I am copying down this recipe from a cook book that I found at a used book store many years ago. The name of the book is: The Pioneer Lady's Country Kitchen, by Jane Watson Hopping
It is supposedly a very old recipe.
HONEY PICKLED FIGS
1 Gallon Firm, Ripe Figs
Boiling Water to Cover Figs
2 Cups Honey
2/3 Cups Water
Juice From 4 Lemons (I am using 12 Tbs lemon juice)
Rind From 2 Lemons (I am using dried lemon rind)
1/4 Tsp Ground Ginger (I am using slivers of Ginger Root)
Wash and trim figs, removing any imperfections. Place into a large bowl and cover them with boiling water. Let them sit until they come to room temperature. Drain.
In a saucepan mix the honey and the water to a boil, and par-boil the figs in small batches until tender (not long at all) and then scoop out with a slotted spoon or sieve and place back into a large bowl. After cooking and removing all of the figs leave the honey/water mixture in the saucepan and add the lemon juice, lemon rind, and ginger; boil for an additional 5 minutes. (My figs seemed to absorb a lot of it, so I added more honey and water in order to have enough syrup.)
Pour the hot honey syrup over the figs in the bowl and let sit overnight at room temperature. The following morning, pack the figs into hot, sterile pint jars up to half an inch from the rim. Reheat the syrup to a boil and pour over the packed figs. Wipe the rims well (honey is tenacious!) and seal with lids and rings. Process in a hot water bath for 10 minutes (or whatever is appropriate for where you reside.)
They will be ready to eat in about a week.
This recipe seems fairly easy. My figs are ready to sit all night and then processed tomorrow. Does the initial sitting in boiling water seem redundant since they are par-boiled in the honey/water?

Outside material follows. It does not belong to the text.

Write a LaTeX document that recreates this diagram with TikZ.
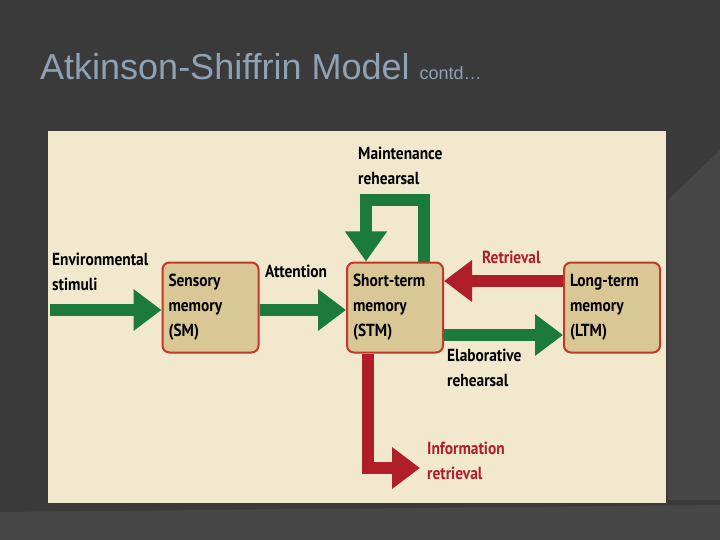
\documentclass[tikz,border=0pt]{standalone}
\usepackage{fontspec}
\setmainfont{Liberation Sans}
\newfontfamily\lab[FakeStretch=0.88]{PT Sans}
\usetikzlibrary{arrows.meta}
\definecolor{bg}{HTML}{3A3A3A}
\definecolor{bg2}{HTML}{474747}
\definecolor{panel}{HTML}{F1E8CD}
\definecolor{boxf}{HTML}{D9C795}
\definecolor{boxd}{HTML}{C0392B}
\definecolor{gr}{HTML}{1B7A3C}
\definecolor{rd}{HTML}{B01E2A}
\definecolor{ttl}{HTML}{8FA2B5}
\begin{document}
\begin{tikzpicture}[x=1pt,y=-1pt,
  mem/.style={draw=boxd,line width=2pt,fill=boxf,rounded corners=7pt,minimum width=96pt,minimum height=90pt,inner sep=0pt,text width=84pt,align=left,font=\lab\bfseries\fontsize{17.5}{25}\selectfont},
  lbl/.style={align=left,font=\lab\bfseries\fontsize{17.5}{25}\selectfont,inner sep=0pt,anchor=north west},
  garrow/.style={draw=gr,line width=12pt,-{Triangle[width=40pt,length=28pt]}},
  rarrow/.style={draw=rd,line width=12pt,-{Triangle[width=40pt,length=28pt]}}]
\useasboundingbox (0,0) rectangle (720,540);
\fill[bg] (0,0) rectangle (720,540);
\fill[bg2] (0,512) -- (720,505) -- (720,540) -- (0,540) -- cycle;
\fill[bg2] (668,200) -- (720,150) -- (720,500) -- (668,500) -- cycle;
\node[anchor=base west,text=ttl,font=\fontsize{36}{40}\selectfont,inner sep=0pt] (title) at (40,80) {Atkinson-Shiffrin Model {\fontsize{18}{20}\selectfont contd…}};
\fill[panel] (48,131) rectangle (666,503);
\node[mem] (sm) at (210.5,307.5) {Sensory\\memory\\(SM)};
\node[mem] (stm) at (395,307.5) {Short-term\\memory\\(STM)};
\node[mem] (ltm) at (612,307.5) {Long-term\\memory\\(LTM)};
\coordinate (env) at (50,310);
\draw[garrow] (env) -- (sm.west |- env);
\draw[garrow] (sm.east |- env) -- (stm.west |- env);
\coordinate (mtop) at (424,200);
\draw[garrow,-{Triangle[width=40pt,length=30pt]}] (stm.north -| mtop) -- (mtop) -- (366,200) -- (stm.north -| 366,0);
\draw[rarrow] (ltm.west |- 0,281) -- (stm.east |- 0,281);
\draw[garrow] (stm.east |- 0,335) -- (ltm.west |- 0,335);
\coordinate (info) at (420,468);
\draw[rarrow] (stm.south -| 368,0) -- (368,468) -- (info);
\node[lbl] (l1) at (52,253) {Environmental\\stimuli};
\node[lbl] (l2) at (265,265) {Attention};
\node[lbl] (l3) at (358,147) {Maintenance\\rehearsal};
\node[lbl,text=rd] (l4) at (482,251) {Retrieval};
\node[lbl] (l5) at (447,349) {Elaborative\\rehearsal};
\node[lbl,text=rd] (l6) at (427,442) {Information\\retrieval};
\end{tikzpicture}
\end{document}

These Turkish figs are tender skinned anyway and I am not sure why the added step of sitting in boiling water is necessary unless it would be to "tenderize" the outer skin. Any thoughts?
The figs get very plump and luscious looking after being par-boiled in the honey. I can't wait to get them processed and wait a week or so to taste the final result!
I have about 8 cups of apricots and 8 cups of figs left after making 8 pints of Fig/Strawberry Jam and then using the prettiest ones for the pickle recipe. Can I make Jam using Apricots instead of the Strawberries?
Do you have a recipe using these two fruits? Maybe a chutney?